Every company must keep accounting records to sufficiently explain the transactions and financial position of the company and enable true and fair financial statements to be prepared and audited.
The records are to be kept at the registered office of the company or at such other as the directors think fit, and shall at all times be open for inspection by the directors.
All companies are required to retain their accounting records for a period of seven (7) years after the completion of the transactions to which they relate.
Financial Statements (FS)
Financial statements shall comprise the following:-
- A profit and loss account for the period since the last account
- A balance sheet as at the end of the financial year.
The directors of every company shall prepare financial statements:-
- Within 18 months from the date of its incorporation; and
- Subsequently, within 6 months of its financial year end.
Financial statements shall be duly audited before they are sent to every member.
- Circulation for a private company is within 6 months of its financial year end.
- Circulation for a public company is at least 21 days before the date of its annual general meeting.
The financial statements for each financial year shall be lodged with the Registrar as follows:-
- Lodgement for a private company is within 30 days from the circulation to its members.
- Lodgement for a public company is within 30 days from its annual general meeting.
Compliance with approved accounting standards
- Accounts must be prepared in accordance to accounting standards approved by MASB.
- In cases where certain authorities (e.g. Securities Commission or Bank Negara Malaysia) specify modifications to the approved accounting standards, the financial statements must be prepared in accordance to such modifications issued by the authorities.
Appointment of Auditors
It is a statutory requirement that every company must appoint an auditor. An auditor so appointed must be an approved company auditor and must not be closely associated with the company. The appointment of a firm as auditor of a company is taken to be the appointment of all the persons who are the members of the firm at the date of the appointment.
A company shall appoint an auditor for each financial year of the company. The Registrar is empowered to exempt a private company from the requirement subject to conditions as determined by the Registrar.
In the new CA, as the holding of an Annual General Meeting is not mandatory for a private company, the terms of office of auditors is in accordance with the terms of service. For a public company, the terms of office is from one AGM to the conclusion of the next AGM.
Resignation from office
The auditor of a company may only resign from office:
- if he is not the sole auditor of the company; or
- at a general meeting of the company.
The auditor’s resignation will take effect on the appointment of another auditor.
Attendance of Auditor at general meeting
The auditor of a company has a duty to report to shareholders and should be present when the audited financial statements are being laid at a general meeting.

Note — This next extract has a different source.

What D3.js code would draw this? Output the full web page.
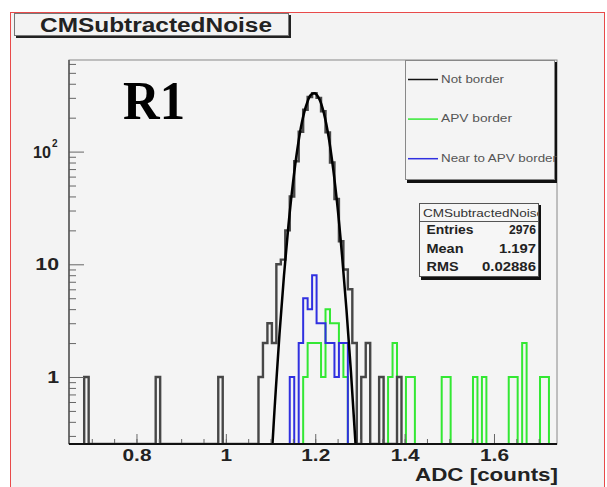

In the new CA, the attendance of an auditor of a public company, or his representative at an annual general meeting where the financial statements of the company for a financial year are to be laid, is compulsory.
In the case of a private company, the auditor or his representative will attend a general meeting of the company where financial statements for any financial year are to be laid when due notice of the intention to move a resolution requiring the presence of the auditor is given.
Failure to attend is an offence unless the auditor proves circumstances beyond his control.